Why is one direction of the theorem trivial and the other hard?
Necessity is immediate: if X is saturated by a matching, the |S| vertices of any S are matched to |S| distinct neighbors, so |N(S)| ≥ |S| automatically. The hard, substantive direction is sufficiency — showing that this obviously necessary local condition is enough to guarantee a global matching, with no other hidden obstruction. That converse is the actual theorem.
Does Hall's theorem require |X| = |Y|?
No. It only guarantees a matching that saturates X (every X-vertex matched), which may leave Y-vertices unmatched. A perfect matching (all vertices matched) requires |X| = |Y| plus the Hall condition, in which case saturating X automatically saturates Y as well. The set-system SDR formulation likewise allows a larger ground set than the number of sets.
What is a counterexample when the Hall condition fails?
Take X = {a, b, c}, Y = {1, 2}, with all three of a, b, c adjacent only to {1, 2}. Then S = {a, b, c} has N(S) = {1, 2}, so |N(S)| = 2 < 3 = |S|. Three vertices compete for two neighbors, so no saturating matching exists; the maximum matching has size 2, exactly matching the deficiency formula |X| − max(|S| − |N(S)|).
How does Hall's theorem relate to König's and max-flow min-cut?
They are all equivalent expressions of bipartite duality. König's theorem says max matching = min vertex cover; Hall follows by noting a Hall violation gives a small cover, and vice versa. Modeling the bipartite graph as a unit-capacity network with a source and sink, max-flow min-cut yields both — an integral max flow is a matching, and a minimum cut is a Hall-violating set or vertex cover.
Does Hall's theorem hold for infinite bipartite graphs?

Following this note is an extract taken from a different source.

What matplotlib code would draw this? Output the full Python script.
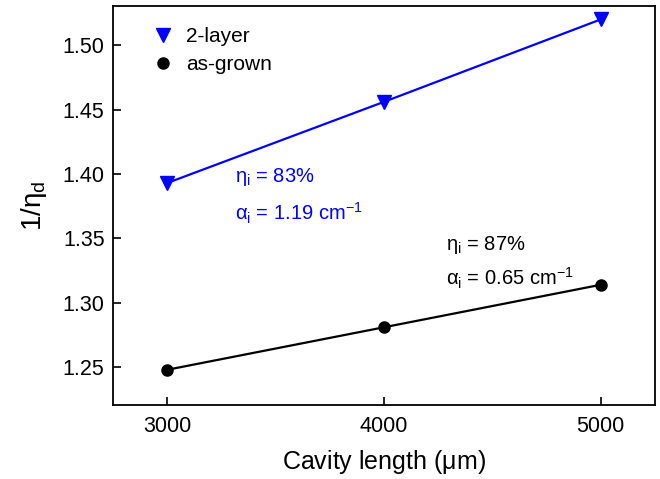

Not from the Hall condition alone. For infinite graphs you need an extra hypothesis — Marshall Hall Jr.'s version requires every x ∈ X to have finite degree (local finiteness), after which a compactness argument (König's lemma or Zorn's lemma) produces the matching. Without local finiteness there are graphs satisfying the Hall condition that admit no matching saturating X.